Desta vez, a culpa não é nossa, é do próprio Criador, que, não tendo nada o que fazer, nos criou à sua imagem e semelhança e, de quebra, sem necessidade aparente, criou uma tal árvore do bem e do mal para dividir os bons dos maus, os certos dos errados. Resumindo: eu (que pertenço ao mal) e os outros, que formam o bem, no qual não acredito por ignorância ou cálculo.
O referendo do último domingo foi uma etapa da luta que atravessa séculos -e nunca foi tão fácil saber onde estavam o bem e o mal. Independentemente do resultado (qualquer um daria no mesmo), foi salutar que as coisas permanecessem separadas, cada macaco no seu respectivo galho: os bons, como sempre, com os eflúvios do bem; os maus com a peçonha do mal. Pleonasmo moral e previsível.
Em tempos menos conturbados, é difícil pra burro distinguir os bons dos maus. Eles se misturam ou se revezam sem maiores danos para a marcha da humanidade rumo ao seu destino que até hoje não está muito bem definido -se é que existe um destino para ela.
Em tempos tumultuados como o nosso, as coisas ficam mais claras. Em "Mãe Coragem", Bertolt Brecht diz que nada como uma guerra para arrumar as coisas e as consciências. Estoca-se o trigo, defendem-se as nascentes de água, as crianças e os anciãos, arruma-se o restante na vanguarda e na retaguarda e -tal como na lutas de boxe- que vença o melhor. Verdade que o "melhor" é sempre questionável. Mas a lei é esta: há sempre um vencedor, e o vencedor, por direito de conquista, se não é fica sendo o melhor.

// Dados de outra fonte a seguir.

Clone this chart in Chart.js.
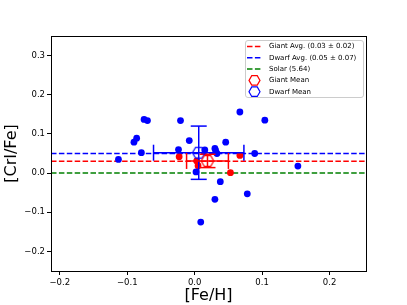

O referendo do último domingo, embora com propósitos pacíficos, transformou-se numa guerra de opiniões sobre o seis e a meia dúzia. Os dois lados tiveram razões que a própria razão conhece, ou seja, sem razão alguma.
De olhos fechados, sabe-se quem está de que lado. E, como todos desta vez estão certos, tudo continua como sempre.